_RECORDED INFORMATION_.
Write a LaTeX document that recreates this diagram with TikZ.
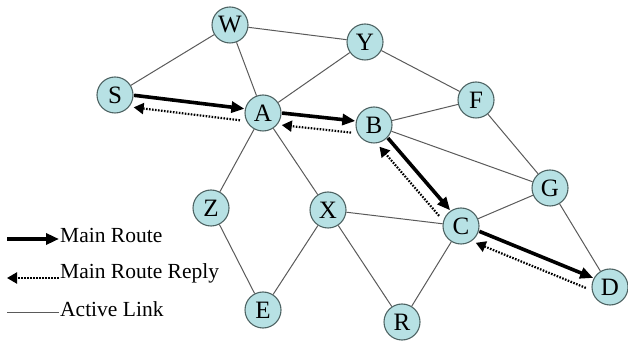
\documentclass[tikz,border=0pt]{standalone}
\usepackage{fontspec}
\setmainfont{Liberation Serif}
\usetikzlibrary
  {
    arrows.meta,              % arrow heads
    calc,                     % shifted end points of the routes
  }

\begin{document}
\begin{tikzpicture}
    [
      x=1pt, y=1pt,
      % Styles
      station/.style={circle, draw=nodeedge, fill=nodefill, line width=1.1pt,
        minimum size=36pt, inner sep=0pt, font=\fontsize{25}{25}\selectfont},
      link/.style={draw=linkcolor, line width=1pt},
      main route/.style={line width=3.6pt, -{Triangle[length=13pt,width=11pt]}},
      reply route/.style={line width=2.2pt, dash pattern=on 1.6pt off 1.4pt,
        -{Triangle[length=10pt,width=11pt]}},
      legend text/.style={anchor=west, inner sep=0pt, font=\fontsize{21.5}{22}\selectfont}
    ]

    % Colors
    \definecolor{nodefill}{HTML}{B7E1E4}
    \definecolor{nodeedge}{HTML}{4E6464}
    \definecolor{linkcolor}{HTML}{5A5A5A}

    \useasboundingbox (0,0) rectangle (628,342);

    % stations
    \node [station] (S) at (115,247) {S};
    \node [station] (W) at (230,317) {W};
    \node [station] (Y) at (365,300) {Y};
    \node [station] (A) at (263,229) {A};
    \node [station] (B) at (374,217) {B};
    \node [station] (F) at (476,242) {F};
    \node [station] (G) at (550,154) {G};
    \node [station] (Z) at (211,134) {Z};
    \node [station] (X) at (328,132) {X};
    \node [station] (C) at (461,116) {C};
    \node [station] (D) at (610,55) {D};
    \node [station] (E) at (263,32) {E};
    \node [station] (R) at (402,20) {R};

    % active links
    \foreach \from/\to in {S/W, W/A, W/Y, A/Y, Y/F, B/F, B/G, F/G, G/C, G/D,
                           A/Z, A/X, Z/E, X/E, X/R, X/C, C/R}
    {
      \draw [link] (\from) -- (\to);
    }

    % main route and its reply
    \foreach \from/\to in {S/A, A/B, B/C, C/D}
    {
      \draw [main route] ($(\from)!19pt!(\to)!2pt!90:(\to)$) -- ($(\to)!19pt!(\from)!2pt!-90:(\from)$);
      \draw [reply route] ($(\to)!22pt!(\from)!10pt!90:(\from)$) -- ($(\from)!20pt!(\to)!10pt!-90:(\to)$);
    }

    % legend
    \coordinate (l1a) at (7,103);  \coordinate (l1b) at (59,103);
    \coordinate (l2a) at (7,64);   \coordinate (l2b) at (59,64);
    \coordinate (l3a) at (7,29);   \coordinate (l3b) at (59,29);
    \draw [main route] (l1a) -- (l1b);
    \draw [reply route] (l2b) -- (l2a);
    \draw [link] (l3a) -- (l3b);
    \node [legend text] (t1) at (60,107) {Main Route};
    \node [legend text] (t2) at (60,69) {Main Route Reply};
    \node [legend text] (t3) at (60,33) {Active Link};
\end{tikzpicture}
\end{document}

_EXERCISE AIM_. Make an exact reproduction of the listing above, without any pictures.

_RESULT FOR THIS TASK_.
Write a LaTeX document that recreates this diagram with TikZ.
\documentclass[tikz,border=0pt]{standalone}
\usepackage{fontspec}
\setmainfont{Liberation Serif}
\usetikzlibrary
  {
    arrows.meta,              % arrow heads
    calc,                     % shifted end points of the routes
  }

\begin{document}
\begin{tikzpicture}
    [
      x=1pt, y=1pt,
      % Styles
      station/.style={circle, draw=nodeedge, fill=nodefill, line width=1.1pt,
        minimum size=36pt, inner sep=0pt, font=\fontsize{25}{25}\selectfont},
      link/.style={draw=linkcolor, line width=1pt},
      main route/.style={line width=3.6pt, -{Triangle[length=13pt,width=11pt]}},
      reply route/.style={line width=2.2pt, dash pattern=on 1.6pt off 1.4pt,
        -{Triangle[length=10pt,width=11pt]}},
      legend text/.style={anchor=west, inner sep=0pt, font=\fontsize{21.5}{22}\selectfont}
    ]

    % Colors
    \definecolor{nodefill}{HTML}{B7E1E4}
    \definecolor{nodeedge}{HTML}{4E6464}
    \definecolor{linkcolor}{HTML}{5A5A5A}

    \useasboundingbox (0,0) rectangle (628,342);

    % stations
    \node [station] (S) at (115,247) {S};
    \node [station] (W) at (230,317) {W};
    \node [station] (Y) at (365,300) {Y};
    \node [station] (A) at (263,229) {A};
    \node [station] (B) at (374,217) {B};
    \node [station] (F) at (476,242) {F};
    \node [station] (G) at (550,154) {G};
    \node [station] (Z) at (211,134) {Z};
    \node [station] (X) at (328,132) {X};
    \node [station] (C) at (461,116) {C};
    \node [station] (D) at (610,55) {D};
    \node [station] (E) at (263,32) {E};
    \node [station] (R) at (402,20) {R};

    % active links
    \foreach \from/\to in {S/W, W/A, W/Y, A/Y, Y/F, B/F, B/G, F/G, G/C, G/D,
                           A/Z, A/X, Z/E, X/E, X/R, X/C, C/R}
    {
      \draw [link] (\from) -- (\to);
    }

    % main route and its reply
    \foreach \from/\to in {S/A, A/B, B/C, C/D}
    {
      \draw [main route] ($(\from)!19pt!(\to)!2pt!90:(\to)$) -- ($(\to)!19pt!(\from)!2pt!-90:(\from)$);
      \draw [reply route] ($(\to)!22pt!(\from)!10pt!90:(\from)$) -- ($(\from)!20pt!(\to)!10pt!-90:(\to)$);
    }

    % legend
    \coordinate (l1a) at (7,103);  \coordinate (l1b) at (59,103);
    \coordinate (l2a) at (7,64);   \coordinate (l2b) at (59,64);
    \coordinate (l3a) at (7,29);   \coordinate (l3b) at (59,29);
    \draw [main route] (l1a) -- (l1b);
    \draw [reply route] (l2b) -- (l2a);
    \draw [link] (l3a) -- (l3b);
    \node [legend text] (t1) at (60,107) {Main Route};
    \node [legend text] (t2) at (60,69) {Main Route Reply};
    \node [legend text] (t3) at (60,33) {Active Link};
\end{tikzpicture}
\end{document}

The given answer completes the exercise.